The Federal Circuit affirmed the district court’s determination that Glenmark’s generic version of Finacea® Gel infringed an Intendis’ patent under the doctrine of equivalents. The central dispute was whether the excipient isopropyl myristate in Glenmark’s generic product met the claim elements of triglyceride and lecithin under the doctrine of equivalents. The district applied the function-way-result test and concluded it did. On appeal, Glenmark challenged the district court’s finding with respect to the function portion of the tripartite test. Several experts had testified that the claimed excipients could act as “penetration enhancers” and nothing in the record indicated that they could not.

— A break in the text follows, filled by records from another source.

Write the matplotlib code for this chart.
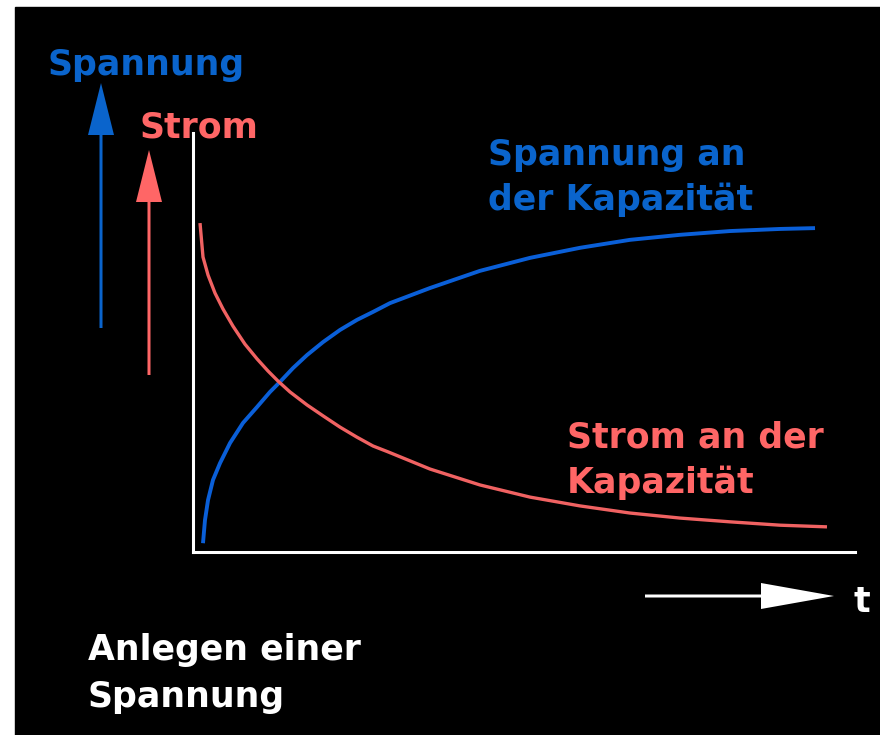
import numpy as np
import matplotlib
matplotlib.use('Agg')
import matplotlib.pyplot as plt
from matplotlib.patches import Rectangle, FancyArrow

# time axis (arbitrary units) and normalised curves in percent
t_voltage = [0.151, 0.181, 0.227, 0.302, 0.408, 0.559, 0.755, 0.967, 1.163,
             1.314, 1.511, 1.722, 1.964, 2.221, 2.477, 2.719, 2.976, 3.580,
             4.335, 5.091, 5.846, 6.601, 7.356, 8.112, 8.867, 9.396]
voltage = [2.1, 7.6, 12.4, 17.2, 21.2, 26.0, 30.8, 34.6, 38.2,
           40.6, 43.9, 47.0, 50.1, 53.0, 55.4, 57.3, 59.4, 63.0,
           67.1, 70.2, 72.6, 74.5, 75.7, 76.6, 77.1, 77.3]

t_current = [0.106, 0.151, 0.227, 0.332, 0.453, 0.604, 0.785, 0.967, 1.133,
             1.284, 1.465, 1.722, 1.964, 2.221, 2.477, 2.719, 2.946, 3.580,
             4.335, 5.091, 5.846, 6.601, 7.356, 8.112, 8.867, 9.577]
current = [78.5, 70.4, 66.1, 61.8, 58.0, 53.9, 49.6, 46.1, 43.2,
           40.8, 38.2, 35.1, 32.5, 29.8, 27.4, 25.3, 23.9, 19.8,
           16.0, 13.1, 11.0, 9.3, 8.1, 7.2, 6.4, 6.0]

blue = '#0a64cc'
red = '#ff6666'
line_blue = '#0a5fd8'
line_red = '#f06262'

W, H = 880, 735
fig = plt.figure(figsize=(W / 100, H / 100), dpi=100, facecolor='white')

# overlay in pixel units for background, labels and arrows
bg = fig.add_axes([0, 0, 1, 1])
bg.set_xlim(0, W)
bg.set_ylim(H, 0)
bg.axis('off')
bg.add_patch(Rectangle((15, 7), W - 15, H - 7, color='black', zorder=0))

font = dict(family='DejaVu Sans', fontweight='bold', fontsize=25, va='baseline')

bg.text(48, 75, 'Spannung', color=blue, **font)
bg.text(140, 137, 'Strom', color=red, **font)
bg.text(488, 165, 'Spannung an', color=blue, **font)
bg.text(488, 210, 'der Kapazität', color=blue, **font)
bg.text(567, 447, 'Strom an der', color=red, **font)
bg.text(567, 493, 'Kapazität', color=red, **font)
bg.text(88, 660, 'Anlegen einer', color='white', **font)
bg.text(88, 707, 'Spannung', color='white', **font)
bg.text(853, 612, 't', color='white', **font)

bg.add_patch(FancyArrow(101, 328, 0, 83 - 328, width=3, head_width=26,
                        head_length=52, length_includes_head=True,
                        color=blue, lw=0))
bg.add_patch(FancyArrow(149, 375, 0, 150 - 375, width=3, head_width=26,
                        head_length=52, length_includes_head=True,
                        color=red, lw=0))
bg.add_patch(FancyArrow(645, 596, 834 - 645, 0, width=3, head_width=26,
                        head_length=73, length_includes_head=True,
                        color='white', lw=0))

# main plot area
ax = fig.add_axes([193 / W, 1 - 552 / H, 662 / W, 419 / H])
ax.set_facecolor('none')
ax.plot(t_voltage, voltage, color=line_blue, lw=2.8, solid_capstyle='butt',
        solid_joinstyle='round')
ax.plot(t_current, current, color=line_red, lw=2.4, solid_capstyle='butt',
        solid_joinstyle='round')
ax.set_xlim(0, 10)
ax.set_ylim(0, 100)
for side in ['top', 'right']:
    ax.spines[side].set_visible(False)
for side in ['left', 'bottom']:
    ax.spines[side].set_color('white')
    ax.spines[side].set_linewidth(2.2)
ax.set_xticks([])
ax.set_yticks([])

fig.savefig('out.png', dpi=100, facecolor=fig.get_facecolor())
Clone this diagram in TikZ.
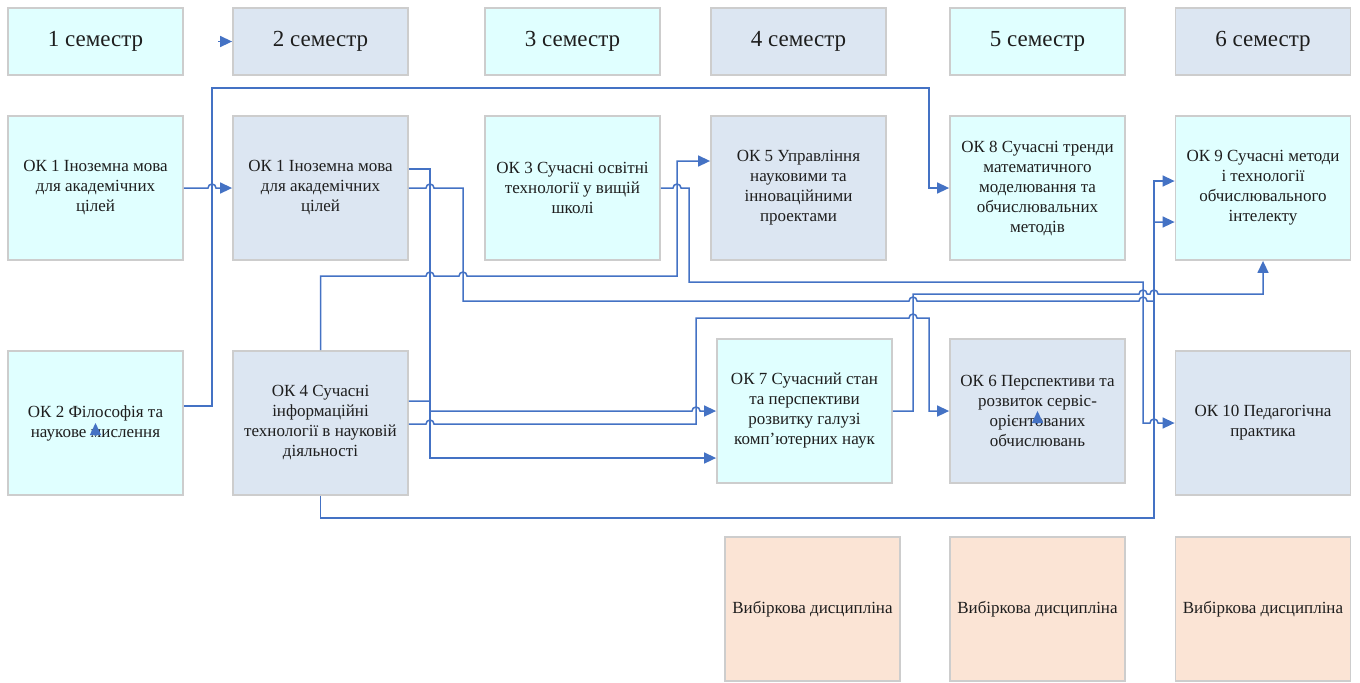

On appeal, Glenmark argued that the patentee had failed to prove that the function of the claimed excipients was as penetration enhancers. Glenmark based its argument of the absence of such evidence in the record, including the lack of any statements in the specification indicating that this was the function of the claimed excipients. The Federal Circuit found no clear error in the district court’s finding. The Federal Circuit held that it is not necessary that the specification describe the function of each claim element; instead, the court should determine what a POSA would have considered the function of the claimed element to be. The Federal Circuit then found that Glenmark’s repeated statements in its ANDA that the claimed excipients function as penetration enhancers tended to show that one skilled in the art would have understood them to function as penetration enhancers. As the Court explained, “[f]atal to Glenmark’s argument is its own ANDA submission to the FDA repeatedly referring to the claimed excipients (triglyceride and lecithin) as penetration enhancers.” Glenmark counsel’s arguments during the Federal Circuit hearing that the FDA statements were a “guess” and “wrong” were insufficient to persuade the panel. Therefore, the Federal Circuit held that the district court did not clearly err in its finding regarding infringement under the doctrine of equivalents.
Takeaway: Statements in the ANDA may come back to haunt the generic manufacturer during litigation. The inclusion, whether inadvertent or deliberate, of uncertain or erroneous descriptions may be fatal to later litigation arguments, particularly on the issue of infringement under the doctrine of equivalents.